> _Provided material_:
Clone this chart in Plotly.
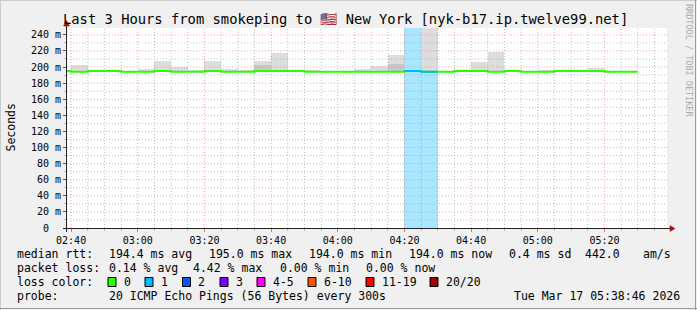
import pandas as pd
import plotly.graph_objects as go

# ---------------- data ----------------
DAY = "2026-03-17"
interval_start = ["02:35", "02:40", "02:45", "02:50", "02:55", "03:00", "03:05", "03:10",
                  "03:15", "03:20", "03:25", "03:30", "03:35", "03:40", "03:45", "03:50",
                  "03:55", "04:00", "04:05", "04:10", "04:15", "04:20", "04:25", "04:30",
                  "04:35", "04:40", "04:45", "04:50", "04:55", "05:00", "05:05", "05:10",
                  "05:15", "05:20", "05:25"]
median_ms = [195, 194, 195, 195, 194, 194, 195, 194, 194, 195, 194, 194, 195, 195, 195, 194,
             194, 194, 194, 194, 194, 195, 194, 194, 195, 195, 194, 195, 194, 194, 195, 195,
             195, 194, 194]
smoke_max_ms = [None, 202.7, None, None, None, 197.7, 208, 199.5, 196.5, 208, 197.7, 196.5,
                208, 218, None, 196, None, None, 197, 201.5, 215, None, 262, None,
                None, 206.8, 219, None, None, 196.5, None, None, 199, None, None]
smoke_dense_ms = [None, None, None, None, None, None, None, None, None, None, None, None,
                  203, None, None, None, None, None, None, None, 204, None, None, None,
                  None, None, None, None, None, None, None, None, None, None, None]
lost_pings = [0] * 21 + [1, 1] + [0] * 12

y_ticks = [0, 20, 40, 60, 80, 100, 120, 140, 160, 180, 200, 220, 240]
y_tick_text = ["0\u00a0\u00a0"] + [f"{v} m" for v in y_ticks[1:]]

title_text = "Last 3 Hours from smokeping to \U0001F1FA\U0001F1F8 New York [nyk-b17.ip.twelve99.net]"
row_rtt = [("median rtt:", 16), ("194.4 ms avg", 107.5), ("195.0 ms max", 207.5),
           ("194.0 ms min", 307.5), ("194.0 ms now", 407.5), ("0.4 ms sd", 507.5),
           ("442.0", 584), ("am/s", 642)]
row_loss = [("packet loss:", 16), ("0.14 % avg", 107.5), ("4.42 % max", 192),
            ("0.00 % min", 279), ("0.00 % now", 365)]
loss_labels = ["0", "1", "2", "3", "4-5", "6-10", "11-19", "20/20"]
loss_colors = ["#26ff00", "#00b8ff", "#0059ff", "#7e00ff", "#ff00ff", "#ff5500", "#ff0000", "#a00000"]
loss_swatch_x = [108, 145, 182.5, 220, 257, 308, 366, 430]
probe_text = "20 ICMP Echo Pings (56 Bytes) every 300s"
stamp_text = "Tue Mar 17 05:38:46 2026"

# ---------------- geometry ----------------
W, H = 697, 310
L, R, T, B = 67, 667, 28, 228
Y_MAX = 248.5
FONT = "DejaVu Sans Mono"


def px(x):
    return (x - L) / (R - L)


def py(y):
    return (B - y) / (B - T)


starts = pd.to_datetime([f"{DAY} {s}" for s in interval_start])
step = pd.Timedelta(minutes=5)
centers = starts + step / 2
ends = starts + step
width_ms = step.total_seconds() * 1000
t_end = pd.Timestamp(f"{DAY} 05:38:46")
t_start = t_end - pd.Timedelta(hours=3)

fig = go.Figure()

# loss background
lb_x = [c for c, n in zip(centers, lost_pings) if n > 0]
lb_c = [loss_colors[n] for n in lost_pings if n > 0]
fig.add_trace(go.Bar(x=lb_x, y=[Y_MAX] * len(lb_x), base=[0] * len(lb_x), width=width_ms,
                     marker=dict(color=lb_c, opacity=0.34, line=dict(width=0)),
                     hoverinfo="skip"))

# smoke (light)
sx, sb, sy = [], [], []
for c, m, mx in zip(centers, median_ms, smoke_max_ms):
    if mx is not None:
        sx.append(c); sb.append(m); sy.append(mx - m)
fig.add_trace(go.Bar(x=sx, y=sy, base=sb, width=width_ms,
                     marker=dict(color="#dddddd", line=dict(width=0)), hoverinfo="skip"))
# smoke (dense)
dx, db, dy = [], [], []
for c, m, mx in zip(centers, median_ms, smoke_dense_ms):
    if mx is not None:
        dx.append(c); db.append(m); dy.append(mx - m)
fig.add_trace(go.Bar(x=dx, y=dy, base=db, width=width_ms,
                     marker=dict(color="#c8c8c8", line=dict(width=0)), hoverinfo="skip"))

# median line (green), then loss-coloured segments
lx = list(starts) + [ends[-1]]
ly = list(median_ms) + [median_ms[-1]]
fig.add_trace(go.Scatter(x=lx, y=ly, mode="lines", line=dict(color=loss_colors[0], width=2, shape="hv"),
                         hoverinfo="skip"))
i = 0
n = len(lost_pings)
while i < n:
    if lost_pings[i] > 0:
        j = i
        while j + 1 < n and lost_pings[j + 1] == lost_pings[i]:
            j += 1
        seg_x = list(starts[i:j + 1]) + [ends[j]]
        seg_y = median_ms[i:j + 1] + [median_ms[j]]
        fig.add_trace(go.Scatter(x=seg_x, y=seg_y, mode="lines",
                                 line=dict(color=loss_colors[lost_pings[i]], width=2, shape="hv"),
                                 hoverinfo="skip"))
        i = j + 1
    else:
        i += 1

shapes = []
# grid on top
DOT = "1px,2px"
MAJ = "rgba(240,110,110,0.6)"
MIN = "rgba(150,150,150,0.6)"
for t in pd.date_range(f"{DAY} 02:40", f"{DAY} 05:35", freq="5min"):
    major = t.minute % 20 == 0
    shapes.append(dict(type="line", xref="x", yref="paper", x0=t, x1=t, y0=0, y1=1, layer="above",
                       line=dict(color=MAJ if major else MIN, width=1, dash=DOT)))
for v in range(10, 250, 10):
    major = v % 20 == 0
    shapes.append(dict(type="line", xref="paper", yref="y", x0=0, x1=1.004 if major else 1, y0=v, y1=v,
                       layer="above", line=dict(color=MAJ if major else MIN, width=1, dash=DOT)))
# axes with arrows
AX = "#222222"
ARROW = "#a01010"
shapes.append(dict(type="line", xref="paper", yref="paper", x0=px(63), x1=px(671), y0=py(228.5), y1=py(228.5),
                   line=dict(color=AX, width=1), layer="above"))
shapes.append(dict(type="line", xref="paper", yref="paper", x0=px(66.5), x1=px(66.5), y0=py(232), y1=py(24),
                   line=dict(color=AX, width=1), layer="above"))
shapes.append(dict(type="path", xref="paper", yref="paper", layer="above",
                   path=f"M {px(670)} {py(225.5)} L {px(675)} {py(228.5)} L {px(670)} {py(231.5)} Z",
                   fillcolor=ARROW, line=dict(color=ARROW, width=0.5)))
shapes.append(dict(type="path", xref="paper", yref="paper", layer="above",
                   path=f"M {px(63.5)} {py(26)} L {px(66.5)} {py(20.5)} L {px(69.5)} {py(26)} Z",
                   fillcolor=ARROW, line=dict(color=ARROW, width=0.5)))
# outer frame
shapes.append(dict(type="line", xref="paper", yref="paper", x0=px(0), x1=px(W), y0=py(0.5), y1=py(0.5),
                   line=dict(color="#cbcbcb", width=1)))
shapes.append(dict(type="line", xref="paper", yref="paper", x0=px(0.5), x1=px(0.5), y0=py(0), y1=py(H),
                   line=dict(color="#cbcbcb", width=1)))
shapes.append(dict(type="line", xref="paper", yref="paper", x0=px(0), x1=px(W), y0=py(H - 1.5), y1=py(H - 1.5),
                   line=dict(color="#999999", width=1)))
shapes.append(dict(type="line", xref="paper", yref="paper", x0=px(W - 1.5), x1=px(W - 1.5), y0=py(0), y1=py(H),
                   line=dict(color="#999999", width=1)))
# loss colour swatches
for sxp, col in zip(loss_swatch_x, loss_colors):
    shapes.append(dict(type="rect", xref="paper", yref="paper", x0=px(sxp), x1=px(sxp + 8),
                       y0=py(277.5), y1=py(286.5), fillcolor=col, line=dict(color="#000000", width=1)))

ann = []


def text(s, x, y, size=11.5, anchor="left", color="#000000", angle=0, yanchor="middle"):
    ann.append(dict(text=s, x=px(x), y=py(y), xref="paper", yref="paper", xanchor=anchor,
                    yanchor=yanchor, showarrow=False, textangle=angle, borderpad=0,
                    font=dict(family=FONT, size=size, color=color)))


text(title_text, 62, 19, size=13.8)
text("Seconds", 10.5, 128, size=11.5, anchor="center", angle=-90)
text("RRDTOOL / TOBI OETIKER", 689, 60, size=8.5, anchor="center", angle=90, color="#aaaaaa")
for s, x in row_rtt:
    text(s, x, 254)
for s, x in row_loss:
    text(s, x, 268)
text("loss color:", 16, 282)
for sxp, lab in zip(loss_swatch_x, loss_labels):
    text(lab, sxp + 14.5, 282)
text("probe:", 16, 296)
text(probe_text, 107.5, 296)
text(stamp_text, 681, 296, anchor="right")

fig.update_layout(
    width=W, height=H, margin=dict(l=L, r=W - R, t=T, b=H - B, pad=0),
    paper_bgcolor="#f0f0f0", plot_bgcolor="#ffffff", showlegend=False,
    barmode="overlay", bargap=0,
    shapes=shapes, annotations=ann,
    xaxis=dict(type="date", range=[t_start, t_end], showgrid=False, zeroline=False, showline=False,
               tickformat="%H:%M", tick0=f"{DAY} 02:40:00", dtick=1200000,
               ticks="outside", ticklen=3, tickcolor="#e07070", tickwidth=1,
               tickfont=dict(family=FONT, size=10, color="#000000"),
               minor=dict(dtick=300000, ticks="outside", ticklen=2, tickcolor="#bbbbbb", showgrid=False)),
    yaxis=dict(range=[0, Y_MAX], showgrid=False, zeroline=False, showline=False,
               tickvals=y_ticks, ticktext=y_tick_text,
               ticks="outside", ticklen=3, tickcolor="#555555", tickwidth=1,
               tickfont=dict(family=FONT, size=10, color="#000000"),
               minor=dict(dtick=10, ticks="outside", ticklen=2, tickcolor="#bbbbbb", showgrid=False)),
)

fig.write_html("out.html")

> _Exercise description_:
Repeat, with no pictures, each line from the beginning of the data through the line containing "import plotly.graph_objects as go", inclusive.

> _Complete answer_:
Clone this chart in Plotly.
import pandas as pd
import plotly.graph_objects as go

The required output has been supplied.